Paul is a former track-and-field star who found his footing through one of Ottawa’s elite training grounds for young athletes, CANI Athletics.
Lyndon George, who was once named to his home country of St. Lucia’s Olympic track-and-field team, co-founded CANI’s sport-specific training program. Standing for “Constant and Never-ending Improvement,” CANI was formed to train youth athletes like Paul — who joined the program when he was 15 years old — to compete at an elite level. Gradually however, George realized that the program could double as a positive training ground for life outside of sports.
“After high school, that kind of [sports] training actually prepares them in very good way for whatever they choose to do in life,” George says. “Many [alumni] go onto college or university, some of them are now lawyers, doctors, engineers. I was trying to train them to be powerful in athletics, but it ends up [helping] them in life.”
“When I look at Shermar, I see a lot of that in him: the way he performs; the way he commands the crowd,” says George of his former mentee. “Whenever he ran, he would always put on a show. He had this kind of swag, and he was always cool under pressure. Initially, he didn’t want to go across town to come to CANI, and now he’s traveling the world,” laughs George.
Like McCann, George sees the parallels between elite sport and high-profile performance on stage as he watches his former student achieve more and more success in hip-hop.
“He gives you everything onstage, like an athlete,” George says.
McCann, meanwhile, is impressed that Brewster brushed off the fizzling out of his basketball career.
“He was self-aware enough to realize maybe that wasn’t what he wanted to do,” McCann said.
“It takes courage to put yourself out there and try something when [there’s a] high chance of failure,” McCann added. “He’s had lots of things to overcome over the last decade of his life, but I’m really proud of him and very inspired by (his) willingness to try things.”
Something else Brewster says he wants to try is mentorship. He hopes to draw from the skills and wisdom he’s developed in basketball and music to mentor youngsters from communities like his.
“Kids from single parent households, low-income communities, poverty… unhealthy households” are who Brewster says he’s looking out for.

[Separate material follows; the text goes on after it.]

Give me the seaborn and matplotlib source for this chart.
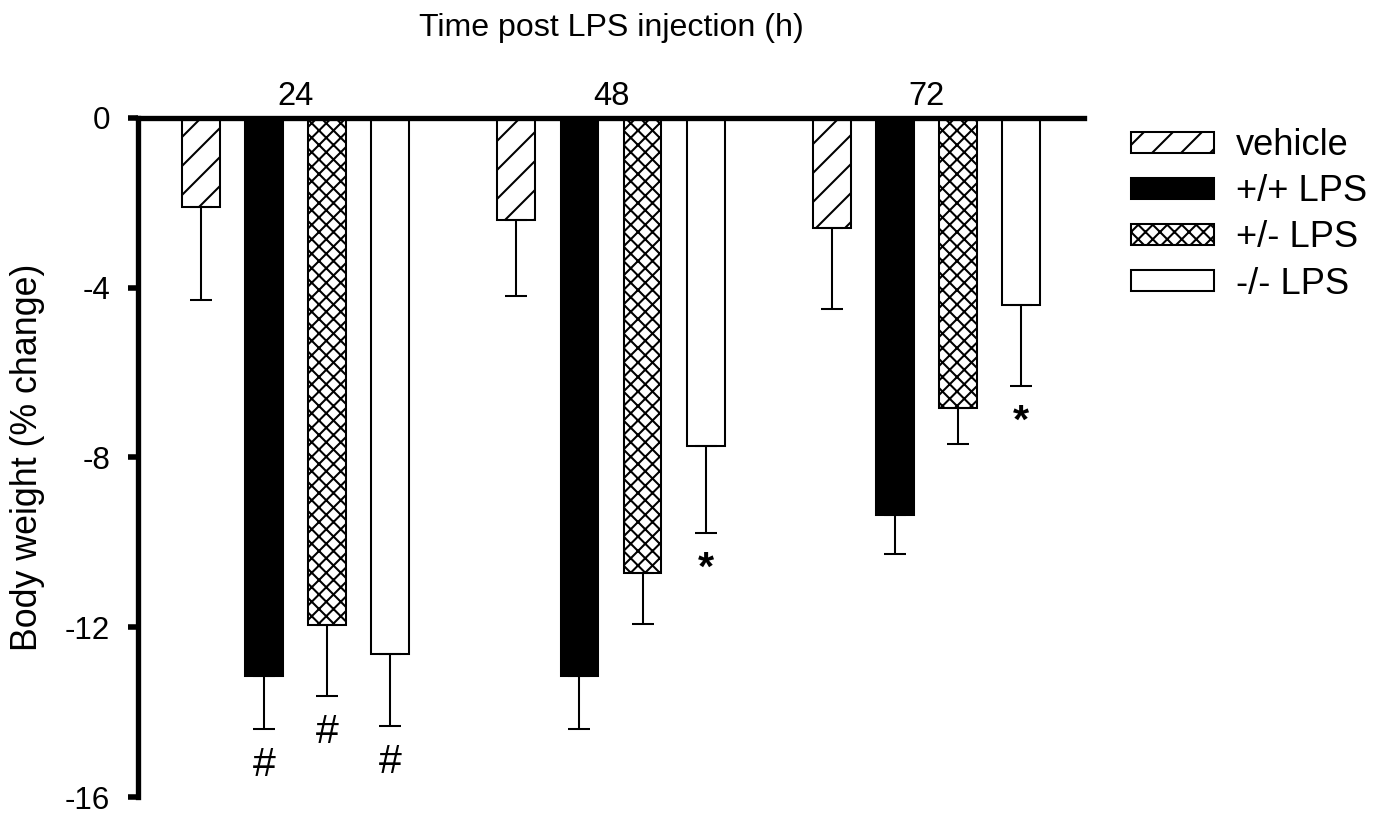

“I’m always open to help the next generation, (to) help open doors for them and teach things that I probably wouldn’t have learned if I didn’t try,” he says.

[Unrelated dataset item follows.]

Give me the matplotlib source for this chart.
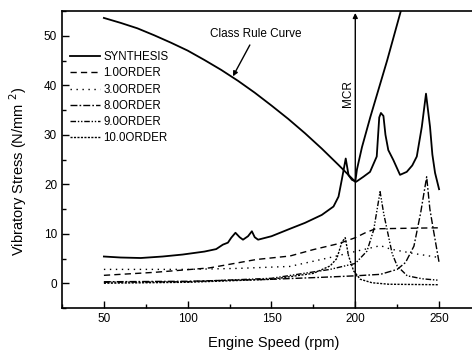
import numpy as np
import matplotlib
matplotlib.use("Agg")
import matplotlib.pyplot as plt
from matplotlib.ticker import MultipleLocator

plt.rcParams['font.family'] = ['Liberation Sans', 'DejaVu Sans']

# values (speed in rpm, stress in N/mm2)
rule_speed = [50, 60, 70, 80, 90, 100, 110, 120, 130, 140, 150, 160, 170, 180, 190, 200,
              201, 204, 209, 219, 228]
rule_stress = [53.6, 52.6, 51.5, 50.1, 48.6, 47.0, 45.1, 43.1, 40.9, 38.5, 35.9, 33.2, 30.3,
               27.2, 23.9, 20.5, 23.0, 27.5, 33.6, 45.0, 56.0]

syn_speed = [50, 60, 72, 85, 97, 110, 117, 121, 124, 126, 128.5, 131, 133, 136, 138.3, 140, 142,
             150, 161, 170, 180, 187, 190, 192, 194.3, 196, 198, 200.5, 204.8, 208.8, 212.8, 214.3,
             215.3, 216.8, 218, 219.7, 222.7, 226.7, 230.7, 234, 236.7, 239.7, 242.2, 244.6, 246,
             247.6, 250]
syn_stress = [5.4, 5.2, 5.1, 5.4, 5.8, 6.4, 6.9, 7.8, 8.2, 9.2, 10.2, 9.3, 8.8, 9.5, 10.5, 9.3, 8.8,
              9.5, 11.0, 12.2, 13.8, 15.5, 17.5, 21.0, 25.2, 21.8, 20.9, 20.5, 21.5, 22.5, 25.6, 33.5,
              34.4, 33.8, 30.0, 26.9, 24.9, 21.9, 22.5, 23.8, 25.6, 31.6, 38.3, 31.6, 26.0,
              22.3, 19.0]

o1_speed = [50, 80, 113, 141, 161, 175, 190, 200, 206, 212, 230, 250]
o1_stress = [1.6, 2.2, 3.1, 4.8, 5.5, 6.8, 8.0, 9.2, 10.2, 11.0, 11.1, 11.2]

o3_speed = [50, 100, 130, 161, 185, 195, 201, 210, 215, 221, 235, 250]
o3_stress = [2.8, 2.8, 3.0, 3.4, 5.2, 6.0, 6.5, 7.2, 7.6, 6.9, 6.0, 5.2]

o8_speed = [50, 100, 150, 180, 200, 215, 225, 230, 235, 239, 242.6, 244.5, 246.6, 250]
o8_stress = [0.3, 0.4, 0.8, 1.2, 1.5, 1.8, 2.8, 4.2, 7.5, 14.2, 21.5, 15.0, 10.8, 4.2]

o9_speed = [50, 100, 150, 185, 200, 207, 211, 214.8, 217, 219, 222, 225, 231, 240, 250]
o9_stress = [0.2, 0.3, 1.0, 2.8, 4.0, 6.5, 10.8, 18.5, 14.0, 10.8, 6.0, 3.5, 1.5, 0.9, 0.6]

o10_speed = [50, 100, 150, 175, 185, 189, 192, 194, 196, 199, 203, 210, 220, 250]
o10_stress = [0.0, 0.2, 0.8, 2.0, 3.5, 5.0, 8.3, 9.2, 5.5, 2.5, 0.8, 0.1, -0.2, -0.3]

fig = plt.figure(figsize=(4.72, 3.56), dpi=100)
ax = fig.add_axes([62 / 472, 48 / 356, 424 / 472, 297 / 356])

ax.plot(rule_speed, rule_stress, color='k', lw=1.3)
ax.plot(syn_speed, syn_stress, color='k', lw=1.3, label='SYNTHESIS')
ax.plot(o1_speed, o1_stress, color='k', lw=1.0, dashes=(4.5, 3), label='1.0ORDER')
ax.plot(o3_speed, o3_stress, color='k', lw=1.0, dashes=(1, 3.3), label='3.0ORDER')
ax.plot(o8_speed, o8_stress, color='k', lw=1.0, dashes=(5, 1.5, 1.2, 1.5), label='8.0ORDER')
ax.plot(o9_speed, o9_stress, color='k', lw=1.0, dashes=(4, 1.3, 1, 1.3, 1, 1.3), label='9.0ORDER')
ax.plot(o10_speed, o10_stress, color='k', lw=1.0, dashes=(1.5, 1), label='10.0ORDER')

# MCR line with arrow
ax.annotate('', xy=(200, 54.6), xytext=(200, -5),
            arrowprops=dict(arrowstyle='-|>', color='k', lw=1.0, mutation_scale=7,
                            shrinkA=0, shrinkB=0))
ax.text(195.7, 38.3, 'MCR', rotation=90, ha='center', va='center', fontsize=8.5)

ax.annotate('Class Rule Curve', xy=(127, 41.8), xytext=(140.7, 50.4),
            ha='center', va='center', fontsize=8.5,
            arrowprops=dict(arrowstyle='-|>', color='k', lw=1.0, mutation_scale=7,
                            shrinkA=2, shrinkB=0))

ax.set_xlim(25, 278)
ax.set_ylim(-5, 55)
ax.xaxis.set_major_locator(MultipleLocator(50))
ax.xaxis.set_minor_locator(MultipleLocator(25))
ax.yaxis.set_major_locator(MultipleLocator(10))
ax.yaxis.set_minor_locator(MultipleLocator(5))
ax.tick_params(which='both', direction='in', labelsize=8.5, width=1.0)
ax.tick_params(which='major', length=5)
ax.tick_params(which='minor', length=3)
ax.spines['right'].set_visible(False)
for s in ['left', 'bottom', 'top']:
    ax.spines[s].set_linewidth(1.2)

ax.set_xticks([50, 100, 150, 200, 250])
ax.set_xlabel('Engine Speed (rpm)', fontsize=10.5, labelpad=8)
ax.set_ylabel('Vibratory Stress (N/mm $^{2}$)', fontsize=10.5)
ax.yaxis.set_label_coords(-0.078, 0.46)

ax.legend(loc='upper left', bbox_to_anchor=(0.02, 0.865), frameon=False, fontsize=8.3,
          borderpad=0, borderaxespad=0, handlelength=2.55, handletextpad=0.3,
          labelspacing=0.37)

fig.savefig('out.png', dpi=100)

Brewster’s greatest gift is his ability to make those around him feel better and energized, McCann says.
“He’s always done that. He did that in the locker room, in the neighbourhood,” Brewster’s former coach says. “He was the kind of guy who was always smiling even if things were not going well. He was [a person] you had to push to open up their emotions.”
“I’ve seen a lot of hard things [he’s] had to overcome… He was always a sweet kid, and his mom was very involved. She was a super positive woman.”
But before diverting his attention to mentorship, Brewster is keeping his head in the game. He promised he’s got more music on the way, and that he’ll be keeping his hip-hop dreams alive.
“I’ll be making another tape and putting the work ethic into the new music,” Brewster said. “Just grinding.”